This Vietnamese specialty has also become favourite of many visiting foreigners. Literature Professor Tran Thu Dung from Paris shares the story about this specialty which has now been favourite by many foreigners.
One day before the lunar New Year’s Eve, I asked my manager to have a day off, explaining that according to Vietnamese traditions, the first day of the lunar year is dedicated to rest as a wish for leisure time in the coming year.Surprisingly, my manager, a young man from France, approved my request as long as I would bring some pieces of nem ran (fried spring roll) when I returned to work. He said he would in return bring in some wine so we could celebrate the Lunar New Year.
He then told me about his uncle, who had lived in Indochina and Hong Kong and had an interest in Vietnamese dishes, such as Pho (noodle), bun cha (rice noodle served with grilled pork), banh cuon (steamed rolled rice pancake), and especially, nem (spring roll). His uncle had taken him to Vietnamese restaurants, to share with his nephew his love for Vietnam’s nem.
The conversation with the French man took me back to the old days. I remember Tet during wartime when I was always so excited to breathe the delicious smell of nem.
Nem is an ensemble of natural ingredients and flavours, including rice paper, pork belly, onion, fungus, vermicelli, eggs, pepper, shrimp, sea crab, carrot, kohlrabi and bean sprout. The stuffing is minced, seasoned and kneaded together with all colours of the spring.
The mixture is then rolled in flat rice paper and fried in at a heat which is low enough to avoid the cover from being broken while high enough to make the paper crispy.
The dish is served with fresh salad type vegetables and a sauce which is a mixture of water, sugar, lemon and chili.
The sophistication of cooking nem once made it a great luxury; rich families used to consume it only during celebrations.
As it was made for royal members and upper class, the French named it ‘Pâté Impériale’ (royal pastry filled with meat).
Nem, which originated from the northern region of Vietnam, is different from Lao som moo (pork sausage), which tastes like Vietnam's nem chua (fermented pork roll) and China’s chunjua (egg roll), which has less ingredients with thicker paper.
At first sight, Vietnam’s nem looks like China’s chunjua, that is why it was once mistakenly called ‘egg roll’ in the English language. This misunderstanding led people to believe that nem originated from China.
Vietnam’s nem is more elegant in appearance as it uses thinner paper and has a greater diversity of flavours. Plus, the sauce accompanying this delicacy is made using fish sauce, a Vietnamese signature ingredient.
The French, who were present in Indochina and China for generations can spot the difference and offer great praise to Vietnam’s nem. Even France’s Larousse dictionary listed nem as a ‘spécialité Vietnamienne’ (specialty of Vietnam).
Visitors to a country not only want to enjoy the natural landscapes there but also strive to experience indigenous cuisine.
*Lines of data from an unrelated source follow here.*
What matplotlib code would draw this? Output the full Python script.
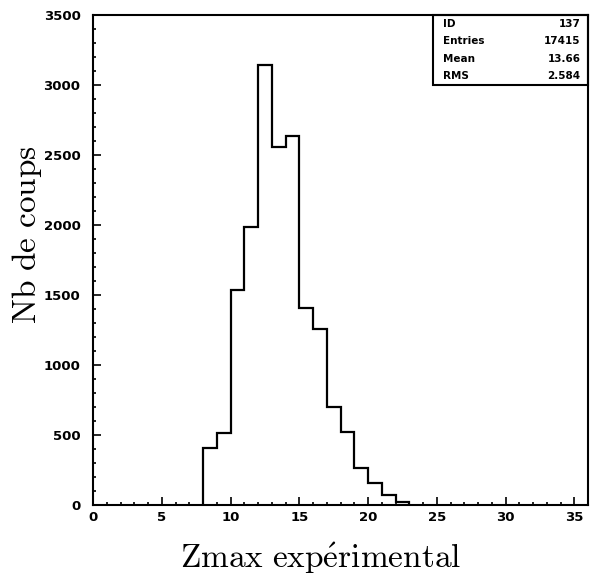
import numpy as np
import matplotlib
matplotlib.use("Agg")
import matplotlib.pyplot as plt
from matplotlib.ticker import MultipleLocator

plt.rcParams["mathtext.fontset"] = "cm"

# histogramme Zmax (bins de largeur 1, de 8 a 23)
zmax_edges = [8, 9, 10, 11, 12, 13, 14, 15, 16, 17, 18, 19, 20, 21, 22, 23]
nb_coups = [405, 512, 1536, 1985, 3143, 2560, 2636, 1405, 1255, 698, 524, 262, 160, 71, 25]

stat_names = ["ID", "Entries", "Mean", "RMS"]
stat_values = ["137", "17415", "13.66", "2.584"]

x_ticks = [0, 5, 10, 15, 20, 25, 30, 35]
y_ticks = [0, 500, 1000, 1500, 2000, 2500, 3000, 3500]

fig = plt.figure(figsize=(6.01, 5.81), dpi=100)
ax = fig.add_axes([93 / 601, 76 / 581, 495 / 601, 490 / 581])

ax.stairs(nb_coups, zmax_edges, color="black", linewidth=1.6)

ax.set_xlim(0, 36)
ax.set_ylim(0, 3500)
ax.set_xticks(x_ticks)
ax.set_yticks(y_ticks)
ax.xaxis.set_minor_locator(MultipleLocator(1))
ax.yaxis.set_minor_locator(MultipleLocator(100))
ax.tick_params(which="both", direction="in", top=False, right=False,
               width=1.2, labelsize=9.5)
ax.tick_params(which="major", length=5.5)
ax.tick_params(which="minor", length=2.5)
ax.tick_params(axis="x", pad=4)
ax.tick_params(axis="y", pad=9)
for lab in ax.get_xticklabels() + ax.get_yticklabels():
    lab.set_fontweight("bold")
for sp in ax.spines.values():
    sp.set_linewidth(1.5)

ax.set_xlabel(r"$\mathrm{Zmax\ exp\acute{e}rimental}$", fontsize=24)
ax.set_ylabel(r"$\mathrm{Nb\ de\ coups}$", fontsize=24)
ax.xaxis.set_label_coords(0.459, -0.108)
ax.yaxis.set_label_coords(-0.133, 0.551)
ax.xaxis.label.set_va("center")
ax.yaxis.label.set_va("center")

# boite de statistiques en haut a droite
x0, y0 = 0.687, 0.857
ax.add_patch(plt.Rectangle((x0, y0), 1 - x0, 1 - y0, transform=ax.transAxes,
                           fill=False, edgecolor="black", linewidth=1.5, clip_on=False))
row_h = (1 - y0) / 4
for i, (name, val) in enumerate(zip(stat_names, stat_values)):
    yy = 1 - row_h * (i + 0.5)
    ax.text(x0 + 0.02, yy, name, transform=ax.transAxes, fontsize=7.5,
            fontweight="bold", va="center", ha="left")
    ax.text(0.985, yy, val, transform=ax.transAxes, fontsize=7.5,
            fontweight="bold", va="center", ha="right")

fig.savefig("out.png", dpi=100)
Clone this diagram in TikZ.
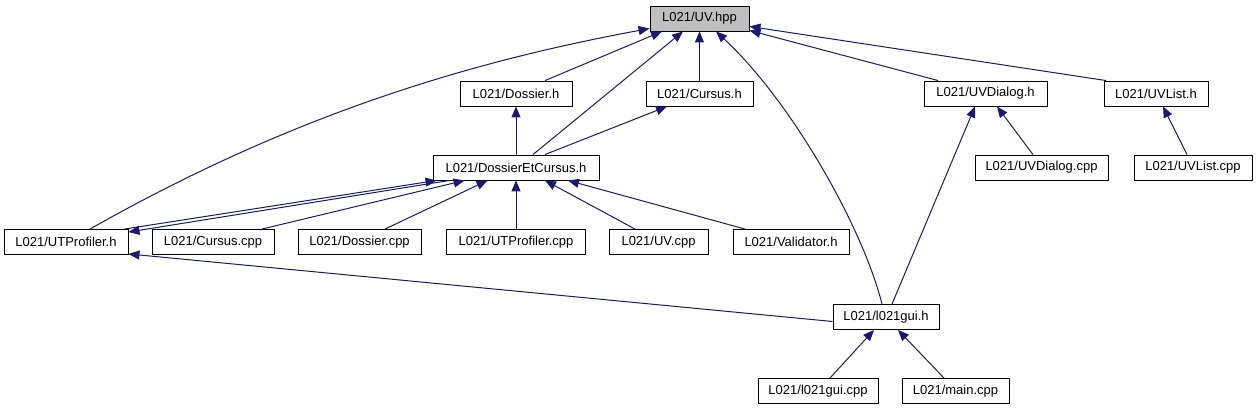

It is cheese in France, sushi in Japan, spaghetti in Italy and in Vietnam, it is nem.
Today, nem can be found many big supermarkets in Europe, particularly in France and frozen nem have been exported to many other countries to meet the huge demand and appreciation for the dish.
Vietnamese people in the US, UK or English speaking countries who are doing business there should keep the Vietnamese name of nem or cha gio as the dish is called in southern region instead of ‘egg roll’, much like Italy’s spaghetti and pizza and Japan’s sushi are presented on a menu. By doing so, we can identify that nem or cha gio is a specialty of the Vietnamese people.
Cuisine is a part of culture, and the essence of cuisine is also the soul of a country’s culture. The preservation of a country’s culture not only includes the preservation of language, religion and music but also includes the protection of cuisine. Thus, protecting the country’ cuisine contributes to the protection of our cultural values.